ECU partners with Duke, NCCU to assist public schools in North Carolina

A partnership between East Carolina University, Duke University and North Carolina Central University to provide resources to local schools launches Wednesday.

The three universities were selected by the Netter Center for Community Partnerships at the University of Pennsylvania to serve as the sixth regional technical training center, the Southeast Regional Coalition for University Assisted Community Schools (SRCUACS). This is the first regional center that is anchored by more than one university.

In the university assisted community schools (UACS) model, universities serve as the lead partner in providing support for public schools that offer services and support to fit each neighborhood’s needs. UACS operate on four pillars: engaged communities and families, collaborative leadership, enriched and extended learning experiences and integrated student health supports.

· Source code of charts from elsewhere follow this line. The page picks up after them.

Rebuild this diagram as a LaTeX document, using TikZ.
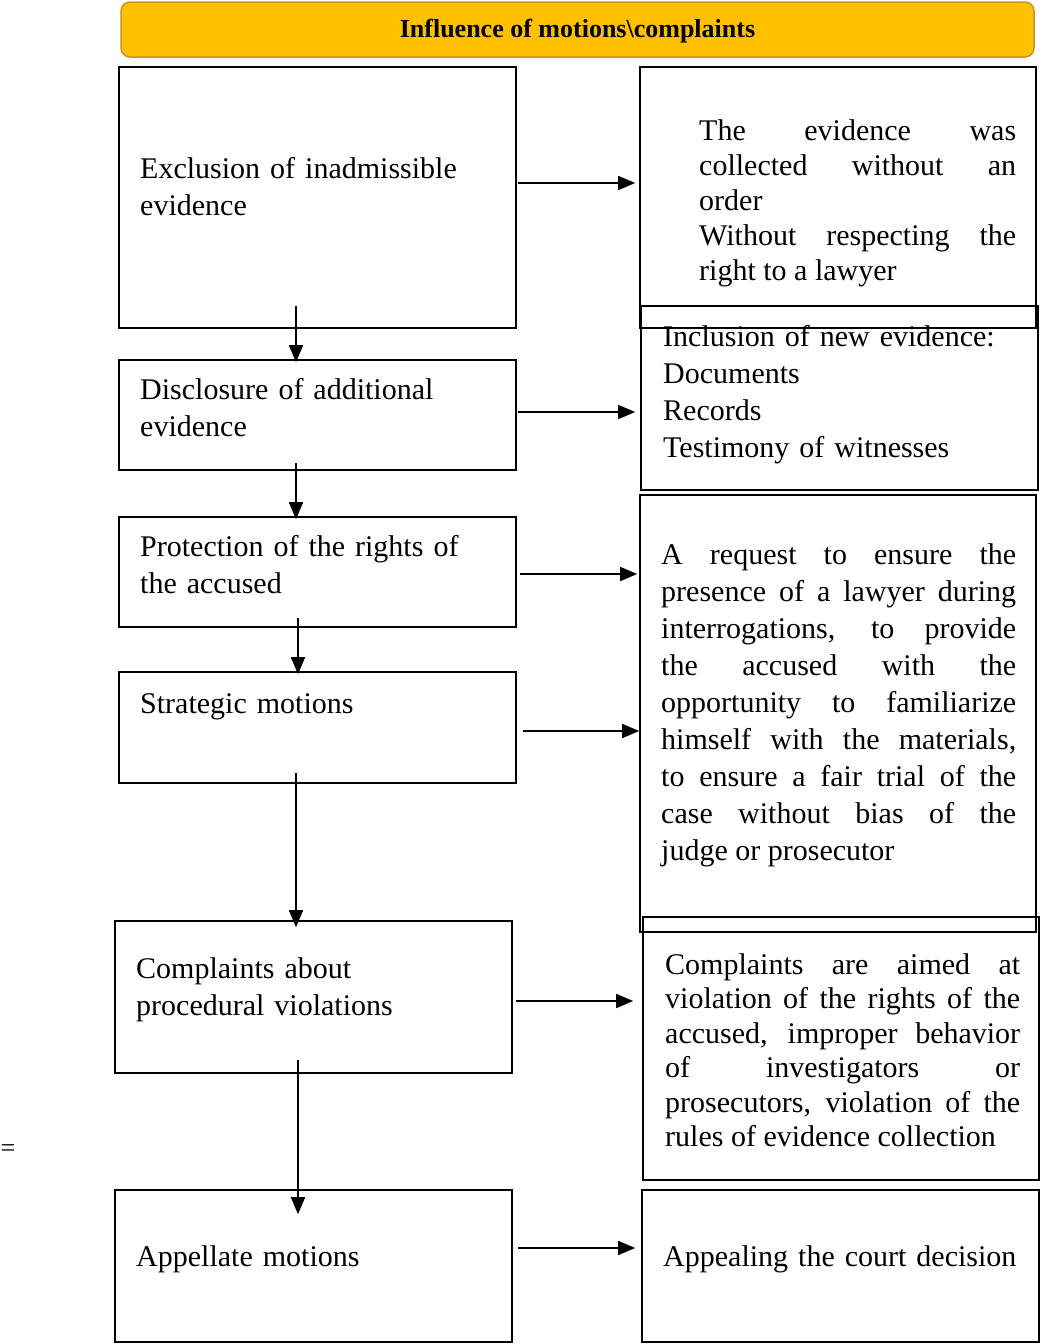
\documentclass[tikz,border=0pt]{standalone}
\usepackage{fontspec}
\setmainfont{Liberation Serif}
\usetikzlibrary{arrows.meta}
\definecolor{headgold}{HTML}{FFC000}
\definecolor{headedge}{HTML}{C8961E}
\begin{document}
\begin{tikzpicture}[x=1pt, y=-1pt,
    box/.style={draw, line width=1.6pt, inner sep=0pt},
    lefttxt/.style={anchor=base west, inner sep=0pt, text width=360pt, align=left, font=\fontsize{30}{37.5}\selectfont},
    righttxt/.style={anchor=base west, inner sep=0pt, text width=355pt, align=justify, font=\fontsize{30}{37}\selectfont},
    arr/.style={line width=1.6pt, -{Triangle[length=17pt, width=14pt]}}]
    \useasboundingbox (0,0) rectangle (1039,1344); % Page
    \node[draw=headedge, fill=headgold, line width=1.5pt, rounded corners=9pt, minimum width=913pt, minimum height=55pt, text height=20pt, text depth=4pt, font=\bfseries\fontsize{26}{26}\selectfont] (head) at (577.5,29.5) {Influence of motions\textbackslash complaints}; % Title bar
    % left column
    \node[box, minimum width=397pt, minimum height=261pt] (exclB) at (317.5,197.5) {};
    \node[box, minimum width=397pt, minimum height=110pt] (discB) at (317.5,415) {};
    \node[box, minimum width=397pt, minimum height=110pt] (protB) at (317.5,572) {};
    \node[box, minimum width=397pt, minimum height=111pt] (stratB) at (317.5,727.5) {};
    \node[box, minimum width=397pt, minimum height=152pt] (complB) at (313.5,997) {};
    \node[box, minimum width=397pt, minimum height=152pt] (appB) at (313.5,1266) {};
    \node[lefttxt] (exclT) at (140,178) {Exclusion of inadmissible\\evidence};
    \node[lefttxt] (discT) at (140,399) {Disclosure of additional\\evidence};
    \node[lefttxt] (protT) at (140,556) {Protection of the rights of\\the accused};
    \node[lefttxt] (stratT) at (140,713) {Strategic motions};
    \node[lefttxt] (complT) at (136,978) {Complaints about\\procedural violations};
    \node[lefttxt] (appT) at (136,1266) {Appellate motions};
    % right column
    \node[box, minimum width=396pt, minimum height=261pt] (evidR) at (838,197.5) {};
    \node[box, minimum width=397pt, minimum height=184pt] (newR) at (839.5,398) {};
    \node[box, minimum width=396pt, minimum height=437pt] (reqR) at (838,713.5) {};
    \node[box, minimum width=396pt, minimum height=263pt] (violR) at (841,1048.5) {};
    \node[box, minimum width=397pt, minimum height=152pt] (courtR) at (840.5,1266) {};
    \node[righttxt, text width=317pt, font=\fontsize{30}{35}\selectfont] (evidT) at (699,140) {The evidence was\linebreak collected without an\linebreak order\\Without respecting the\linebreak right to a lawyer};
    \node[lefttxt, font=\fontsize{30}{37}\selectfont] (newT) at (663,346) {Inclusion of new evidence:\\Documents\\Records\\Testimony of witnesses};
    \node[righttxt] (reqT) at (661,564) {A request to ensure the\linebreak presence of a lawyer during\linebreak interrogations, to provide\linebreak the accused with the\linebreak opportunity to familiarize\linebreak himself with the materials,\linebreak to ensure a fair trial of the\linebreak case without bias of the\linebreak judge or prosecutor};
    \node[righttxt, font=\fontsize{30}{34.5}\selectfont] (violT) at (665,974) {Complaints are aimed at\linebreak violation of the rights of the\linebreak accused, improper behavior\linebreak of investigators or\linebreak prosecutors, violation of the\linebreak rules of evidence collection};
    \node[lefttxt] (courtT) at (663,1266) {Appealing the court decision};
    \node[font=\fontsize{26}{26}\selectfont] (eq) at (8,1151) {=}; % Stray mark
    % horizontal arrows
    \coordinate (h1) at (518,183);
    \coordinate (h2) at (518,412);
    \coordinate (h3) at (520,574);
    \coordinate (h4) at (523,731);
    \coordinate (h5) at (516,1001);
    \coordinate (h6) at (518,1248);
    \draw[arr, shorten >=4pt] (h1) -- (h1 -| evidR.west);
    \draw[arr, shorten >=5pt] (h2) -- (h2 -| newR.west);
    \draw[arr, shorten >=2pt] (h3) -- (h3 -| reqR.west);
    \draw[arr] (h4) -- (h4 -| reqR.west);
    \draw[arr, shorten >=9pt] (h5) -- (h5 -| violR.west);
    \draw[arr, shorten >=6pt] (h6) -- (h6 -| courtR.west);
    % vertical arrows
    \coordinate (v1) at (296,306);
    \coordinate (v2) at (296,463);
    \coordinate (v3) at (298,618);
    \coordinate (v4) at (296,773);
    \coordinate (v5) at (298,1060);
    \draw[arr, shorten >=-3pt] (v1) -- (v1 |- discB.north);
    \draw[arr, shorten >=-3pt] (v2) -- (v2 |- protB.north);
    \draw[arr, shorten >=-3pt] (v3) -- (v3 |- stratB.north);
    \draw[arr, shorten >=-7pt] (v4) -- (v4 |- complB.north);
    \draw[arr, shorten >=-25pt] (v5) -- (v5 |- appB.north);
\end{tikzpicture}
\end{document}
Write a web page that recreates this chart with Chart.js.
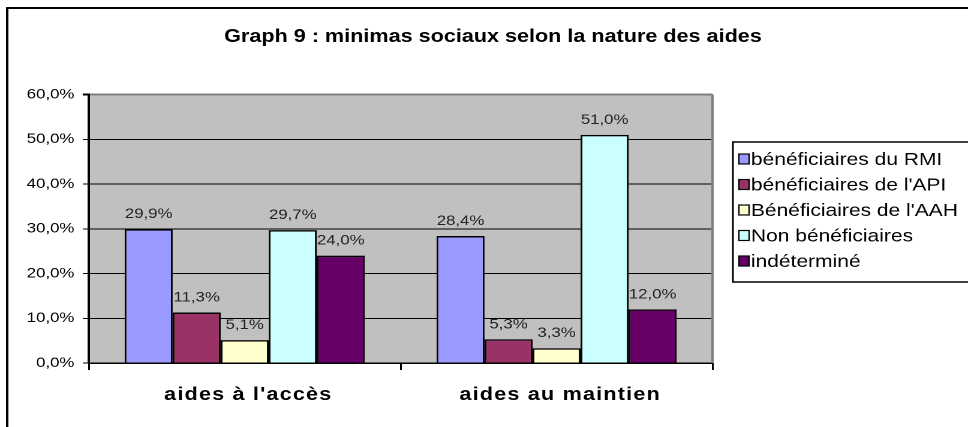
<!DOCTYPE html>
<html>
<head>
<meta charset="utf-8">
<script src="https://cdn.jsdelivr.net/npm/chart.js@4"></script>
<style>
  html, body { margin: 0; padding: 0; background: #fff; overflow: hidden; }
  #wrap { width: 807px; height: 427px; transform: scaleX(1.1995); transform-origin: 0 0; }
  #chart { width: 807px; height: 427px; display: block; }
</style>
</head>
<body>
<div id="wrap"><canvas id="chart" width="807" height="427"></canvas></div>
<script>
// données (en %)
const categories = ['aides à l\'accès', 'aides au maintien']
const seriesNames = ['bénéficiaires du RMI', 'bénéficiaires de l\'API', 'Bénéficiaires de l\'AAH', 'Non bénéficiaires', 'indéterminé']
const rmi = [29.9, 28.4]
const api = [11.3, 5.3]
const aah = [5.1, 3.3]
const nonBenef = [29.7, 51.0]
const indetermine = [24.0, 12.0]
const yTicks = [0, 10, 20, 30, 40, 50, 60]

const colors = ['#9999FF', '#993366', '#FFFFCC', '#CCFFFF', '#660066']
const seriesValues = [rmi, api, aah, nonBenef, indetermine]

const fmt = v => v.toFixed(1).replace('.', ',') + '%'

const W = 807
const H = 427

const frame = { // cadre extérieur, fond de la zone de tracé
  id: 'frame',
  beforeDraw(chart) {
    const { ctx, chartArea: a } = chart
    ctx.save()
    ctx.fillStyle = '#C0C0C0'
    ctx.fillRect(a.left, a.top, a.right - a.left, a.bottom - a.top)
    ctx.strokeStyle = '#000'
    ctx.lineWidth = 2
    ctx.strokeRect(6, 8, W + 20, H + 20)
    ctx.restore()
  },
  beforeDatasetsDraw(chart) {
    const { ctx, chartArea: a } = chart
    ctx.save()
    ctx.strokeStyle = '#808080'
    ctx.lineWidth = 2
    ctx.beginPath()
    ctx.moveTo(a.right, a.top)
    ctx.lineTo(a.right, a.bottom)
    ctx.stroke()
    ctx.restore()
  }
}

const valueLabels = {
  id: 'valueLabels',
  afterDatasetsDraw(chart) {
    const { ctx } = chart
    ctx.save()
    ctx.font = '14px "Liberation Sans", Arial, sans-serif'
    ctx.fillStyle = '#222'
    ctx.textAlign = 'center'
    ctx.textBaseline = 'alphabetic'
    chart.data.datasets.forEach((ds, i) => {
      chart.getDatasetMeta(i).data.forEach((bar, j) => {
        ctx.fillText(fmt(ds.data[j]), bar.x, bar.y - 11)
      })
    })
    ctx.restore()
  }
}

const boxLegend = { // légende encadrée à droite
  id: 'boxLegend',
  afterDraw(chart) {
    const { ctx } = chart
    const left = 611
    const top = 142
    const rowH = 25.5
    ctx.save()
    ctx.strokeStyle = '#000'
    ctx.lineWidth = 1.5
    ctx.strokeRect(left, top, W, 140)
    ctx.font = '17.5px "Liberation Sans", Arial, sans-serif'
    ctx.textBaseline = 'middle'
    ctx.fillStyle = '#000'
    chart.data.datasets.forEach((ds, i) => {
      const y = top + 17 + i * rowH
      ctx.fillStyle = ds.backgroundColor
      ctx.fillRect(left + 5, y - 5, 8.5, 10)
      ctx.lineWidth = 1.2
      ctx.strokeRect(left + 5, y - 5, 8.5, 10)
      ctx.fillStyle = '#000'
      ctx.fillText(ds.label, left + 15, y + 1)
    })
    ctx.restore()
  }
}

const spaced = { // espacement des lettres des catégories
  id: 'spaced',
  afterLayout(chart) {
    const xs = chart.scales.x
    if (!xs._origDrawLabels) {
      xs._origDrawLabels = xs.drawLabels
      xs.drawLabels = function (area) {
        chart.ctx.save()
        chart.ctx.letterSpacing = '1px'
        chart.ctx.translate(3, 0)
        xs._origDrawLabels.call(this, area)
        chart.ctx.restore()
      }
    }
  }
}

const datasets = seriesNames.map((name, i) => ({
  label: name,
  data: seriesValues[i],
  backgroundColor: colors[i],
  borderColor: '#000',
  borderWidth: 1.5,
  yAxisID: 'y',
  categoryPercentage: 0.77,
  barPercentage: 1
}))

new Chart(document.getElementById('chart'), {
  type: 'bar',
  data: { labels: categories, datasets },
  options: {
    responsive: false,
    maintainAspectRatio: false,
    animation: false,
    devicePixelRatio: 2,
    layout: { padding: { left: 15, right: 0, top: 0, bottom: 0 } },
    plugins: {
      legend: { display: false },
      tooltip: { enabled: false },
      title: {
        display: true,
        text: 'Graph 9 : minimas sociaux selon la nature des aides',
        color: '#000',
        font: { family: '"Liberation Sans", Arial, sans-serif', size: 18, weight: 'bold' },
        padding: { top: 26, bottom: 47 }
      }
    },
    scales: {
      x: {
        grid: { drawOnChartArea: false, drawTicks: true, tickLength: 7, color: '#000', lineWidth: 1.5 },
        border: { color: '#000', width: 1.5 },
        ticks: {
          color: '#000',
          padding: 14,
          maxRotation: 0,
          font: { family: '"Liberation Sans", Arial, sans-serif', size: 18, weight: 'bold' }
        },
        afterFit: s => { s.height = 64 }
      },
      y: {
        min: 0,
        max: 60,
        afterBuildTicks: s => { s.ticks = yTicks.map(v => ({ value: v })) },
        grid: {
          color: c => c.tick && c.tick.value === 60 ? '#808080' : '#000',
          lineWidth: c => c.tick && c.tick.value === 60 ? 2 : 1,
          tickColor: '#000',
          tickLength: 5
        },
        border: { color: '#000', width: 2 },
        ticks: {
          color: '#000',
          padding: 7,
          font: { family: '"Liberation Sans", Arial, sans-serif', size: 14 },
          callback: v => fmt(v)
        },
        afterFit: s => { s.width = 59 }
      },
      r: {
        axis: 'y',
        position: 'right',
        display: true,
        grid: { display: false, drawTicks: false },
        border: { display: false },
        ticks: { display: false },
        afterFit: s => { s.width = W - 594 }
      }
    }
  },
  plugins: [frame, valueLabels, boxLegend, spaced]
})
</script>
</body>
</html>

“We can’t begin to prepare public school students to be active learners if we don’t ensure they have their basic human rights met. To meet their basic human rights, we need to think about the university’s resources inside and outside schools of education,” said Alec Greenwald, associate director for strategic and special initiatives to the dean of academic affairs at Duke and a SRCUACS team member.

The Rural Education Institute (REI) at ECU has created a UACS at P.W. Moore Elementary in Elizabeth City.

“At P.W. Moore, our primary focus this first year of the grant is to increase parent and community participation in the school while also addressing sustainability,” said Dr. Amy Swain, teaching assistant professor at ECU and SRCUACS team member. “We have established partnerships with local civic groups, municipal government agencies, the Elizabeth City-Pasquotank Public Schools’ district administration, Sentara Healthcare, and more than 50 local businesses.”

The partnership with Duke and NCCU will build on work already started by the three universities and will seek to educate other universities on the UACS model.